Just as in 2004, authorities over-reacted. RAAF planes rushed 20 police to the island, greeted by 250 demonstrators. After several days of siege, Bartlam’s men arrested the strike leaders in the middle of the night and the strike was ended. The leaders were exiled and Bartlam stayed but the strike had some success. There was immediate improvements in diet and conditions.
Yet as late as 1969 blacks were still banned from the main street, Mango Avenue, and new Premier Joh Bjelke-Petersen equated Aboriginal activism with black terrorism. When local leader Fred Clay and union organiser Bill Rosser started a newsletter called Smoke Signal to document life under the Act, they were legally thrown off the island.
Though some land rights and an Aboriginal council were established in the 1980s, the island was still home to inadequate housing, poor sewerage and infectious diseases. Easier access to alcohol led to an upsurge in violence and suicide. While regulations were introduced in 1972 which declared all Aboriginal workers must be paid an award wage, these regulations did not apply to workers on government reserves such as Palm Island, where payment was labelled a “training allowance”, despite many employees having worked for decades. In the 2000s Palm Island remained a deeply troubled and desperately poor place hidden from view from mainstream Australia. Some locals called the place “Fallujah” but this Fallujah never made the national news until the 2004 riots.
In Mulrunji’s inquest report the Deputy Coroner found Hurley had contributed to his death. The police union were furious, the government backed off, and Hurley was never stood down. The largest police awards ceremony in Queensland history issued bravery awards for the cops involved in quelling the riot. Premier Beattie refused a call for a Royal Commission. In 2009 Lex Wotton was jailed for seven years for his part in instigating the riot, though he was released on parole in 2010. In 2013 his family filed the class action and the Federal Court found in their favour in 2016.

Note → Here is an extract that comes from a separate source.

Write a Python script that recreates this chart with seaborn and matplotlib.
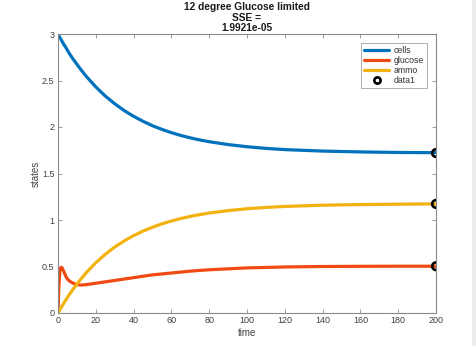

As Justice Mortimer said about police in his scathing judgement: “If content is to be given to the obligation, contained in the QPS Operational Procedures Manual to consider ‘cultural needs’, then in the case of Palm Island those cultural needs could not possibly be understood or met in any genuine way without a good working appreciation of the racism and oppression that characterised the island’s history.” Something that Leavers would do well to understand.